"The current debate about the impact of human beings on our planet -- especially with respect to climate change -- is one of the most important issues of our time. But that debate is presently unbalanced and too narrow. It neglects a far larger set of issues focussed on energy -- and health." These are the opening words of The Lancet's editor Dr Richard Horton to launch The Lancet Series on Energy and Health.
Describing energy as a critical, yet hugely neglected, determinant of human health, Dr Horton calls in his Comment for action at personal, national and global level to address the issues. Some 2 billion people in the world currently suffer from lack of clean energy, and the Series calls for redistribution of energy resources to those in greatest need.
Dr Horton says: "Nationally, high-income and middle-income countries must move to a low-carbon, low-energy transportation system, including increased walking, cycling and public transport." His Comment also discusses the difficult choices ahead in relation to both fossil fuel usage and nuclear power.
The Series calls for more efficiently built and powered homes, and economic policies to substantially mitigate energy policies that are harmful to health. Dr Horton says: "In low-income settings, affordable technologies to reduce indoor air pollution are urgently required. We should all dramatically reduce our meat consumption."

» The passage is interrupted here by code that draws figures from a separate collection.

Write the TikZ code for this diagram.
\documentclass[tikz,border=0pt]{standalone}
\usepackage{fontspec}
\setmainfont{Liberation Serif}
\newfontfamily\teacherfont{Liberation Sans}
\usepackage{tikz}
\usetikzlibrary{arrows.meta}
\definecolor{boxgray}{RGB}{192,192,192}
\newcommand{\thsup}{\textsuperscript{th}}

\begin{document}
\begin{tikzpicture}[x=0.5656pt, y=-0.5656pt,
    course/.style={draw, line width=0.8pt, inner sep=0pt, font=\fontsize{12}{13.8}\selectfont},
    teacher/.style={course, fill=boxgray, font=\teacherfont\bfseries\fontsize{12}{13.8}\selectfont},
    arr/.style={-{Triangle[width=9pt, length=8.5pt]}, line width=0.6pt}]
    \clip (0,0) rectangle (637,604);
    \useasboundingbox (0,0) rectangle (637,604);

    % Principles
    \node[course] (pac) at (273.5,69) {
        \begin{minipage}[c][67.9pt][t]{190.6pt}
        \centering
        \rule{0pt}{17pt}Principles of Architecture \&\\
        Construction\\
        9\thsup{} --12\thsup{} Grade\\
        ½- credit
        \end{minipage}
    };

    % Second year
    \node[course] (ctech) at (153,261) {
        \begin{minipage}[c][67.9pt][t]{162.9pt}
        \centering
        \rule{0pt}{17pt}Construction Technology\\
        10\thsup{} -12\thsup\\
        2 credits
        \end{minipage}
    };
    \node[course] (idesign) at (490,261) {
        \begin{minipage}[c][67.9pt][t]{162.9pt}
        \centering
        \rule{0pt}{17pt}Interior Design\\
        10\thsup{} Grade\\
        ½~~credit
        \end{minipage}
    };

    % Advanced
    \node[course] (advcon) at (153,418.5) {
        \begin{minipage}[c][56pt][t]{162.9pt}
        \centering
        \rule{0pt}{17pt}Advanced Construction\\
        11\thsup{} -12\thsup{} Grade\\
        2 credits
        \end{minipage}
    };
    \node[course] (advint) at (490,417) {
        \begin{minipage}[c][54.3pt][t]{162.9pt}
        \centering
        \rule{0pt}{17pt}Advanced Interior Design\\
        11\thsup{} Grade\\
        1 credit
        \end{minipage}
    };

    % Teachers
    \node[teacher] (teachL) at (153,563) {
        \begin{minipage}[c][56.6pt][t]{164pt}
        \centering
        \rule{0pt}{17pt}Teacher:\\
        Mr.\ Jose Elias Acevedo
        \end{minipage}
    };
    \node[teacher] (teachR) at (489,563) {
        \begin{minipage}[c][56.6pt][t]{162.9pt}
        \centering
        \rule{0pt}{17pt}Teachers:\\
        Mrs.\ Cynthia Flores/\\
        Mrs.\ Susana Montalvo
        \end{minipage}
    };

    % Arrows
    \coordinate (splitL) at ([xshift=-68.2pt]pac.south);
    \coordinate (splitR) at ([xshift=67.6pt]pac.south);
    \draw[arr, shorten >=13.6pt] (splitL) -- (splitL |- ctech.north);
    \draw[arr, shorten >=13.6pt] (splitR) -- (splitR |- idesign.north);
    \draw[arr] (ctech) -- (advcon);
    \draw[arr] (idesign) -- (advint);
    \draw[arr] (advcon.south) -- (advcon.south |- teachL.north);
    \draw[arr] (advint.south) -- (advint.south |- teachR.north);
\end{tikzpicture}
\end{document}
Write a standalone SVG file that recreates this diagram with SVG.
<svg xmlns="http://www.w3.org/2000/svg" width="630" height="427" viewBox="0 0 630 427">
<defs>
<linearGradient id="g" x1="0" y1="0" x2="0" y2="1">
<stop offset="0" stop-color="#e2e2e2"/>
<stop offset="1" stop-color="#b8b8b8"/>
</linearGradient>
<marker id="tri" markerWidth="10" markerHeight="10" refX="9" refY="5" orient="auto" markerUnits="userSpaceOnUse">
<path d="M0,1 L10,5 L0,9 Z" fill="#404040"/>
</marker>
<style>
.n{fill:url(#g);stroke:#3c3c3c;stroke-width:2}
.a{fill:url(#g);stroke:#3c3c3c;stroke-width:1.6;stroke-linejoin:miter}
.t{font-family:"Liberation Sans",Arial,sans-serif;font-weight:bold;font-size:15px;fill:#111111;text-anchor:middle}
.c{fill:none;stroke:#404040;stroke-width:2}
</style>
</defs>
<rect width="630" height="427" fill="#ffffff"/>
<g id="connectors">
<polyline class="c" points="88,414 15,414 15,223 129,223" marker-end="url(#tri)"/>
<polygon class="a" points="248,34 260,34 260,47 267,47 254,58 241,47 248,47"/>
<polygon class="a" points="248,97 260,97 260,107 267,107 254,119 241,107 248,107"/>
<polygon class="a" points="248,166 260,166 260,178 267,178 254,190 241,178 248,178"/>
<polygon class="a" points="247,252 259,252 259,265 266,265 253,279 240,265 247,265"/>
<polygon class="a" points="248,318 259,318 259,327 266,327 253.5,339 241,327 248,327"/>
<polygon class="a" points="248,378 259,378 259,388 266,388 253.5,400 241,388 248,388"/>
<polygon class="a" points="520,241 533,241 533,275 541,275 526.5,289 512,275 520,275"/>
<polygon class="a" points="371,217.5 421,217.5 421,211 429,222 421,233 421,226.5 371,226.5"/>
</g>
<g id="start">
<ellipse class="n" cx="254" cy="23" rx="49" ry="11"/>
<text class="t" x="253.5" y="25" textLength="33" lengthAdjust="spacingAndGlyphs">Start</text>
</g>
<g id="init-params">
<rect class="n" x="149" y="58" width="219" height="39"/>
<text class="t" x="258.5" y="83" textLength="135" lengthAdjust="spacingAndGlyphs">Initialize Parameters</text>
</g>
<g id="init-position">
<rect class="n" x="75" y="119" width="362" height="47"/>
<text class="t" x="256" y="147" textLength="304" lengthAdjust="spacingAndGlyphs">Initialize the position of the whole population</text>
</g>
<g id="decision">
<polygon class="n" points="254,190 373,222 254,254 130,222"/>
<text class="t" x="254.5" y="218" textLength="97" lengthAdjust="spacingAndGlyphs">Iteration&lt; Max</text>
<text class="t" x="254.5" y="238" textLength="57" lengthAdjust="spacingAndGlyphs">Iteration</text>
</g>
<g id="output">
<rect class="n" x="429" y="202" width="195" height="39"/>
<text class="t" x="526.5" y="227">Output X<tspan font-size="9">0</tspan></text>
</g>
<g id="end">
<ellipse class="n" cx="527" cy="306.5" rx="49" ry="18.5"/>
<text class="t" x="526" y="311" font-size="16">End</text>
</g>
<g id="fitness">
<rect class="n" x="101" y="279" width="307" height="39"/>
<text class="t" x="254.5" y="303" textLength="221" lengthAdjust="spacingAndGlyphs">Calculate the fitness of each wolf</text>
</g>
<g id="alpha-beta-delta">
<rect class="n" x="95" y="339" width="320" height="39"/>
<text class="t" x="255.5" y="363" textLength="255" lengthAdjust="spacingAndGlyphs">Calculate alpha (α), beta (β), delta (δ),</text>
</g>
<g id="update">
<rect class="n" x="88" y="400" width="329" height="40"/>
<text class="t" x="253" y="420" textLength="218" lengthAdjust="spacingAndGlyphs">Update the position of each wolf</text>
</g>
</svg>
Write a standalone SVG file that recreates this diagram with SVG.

At a global level, The Series calls for control of greenhouse gases, and the need for international agencies to make far stronger links between development, energy and health. Energy security is a foreign policy issue and a source of international conflict and tension, and such political instabilities can threaten the foundations of national health systems. Dr Horton says: "Energy and its relation to health should become an explicit part of foreign-policy thinking."
He concludes: "The Lancet's steering group on Energy and Health has devised a tentative set of indicators to measure, monitor, and track progress on energy and health globally. We invite the international community to join our call to advance this manifesto not only for the third of the planet's population who live in energy poverty, but also for the totality of the earth's vulnerable biodiversity."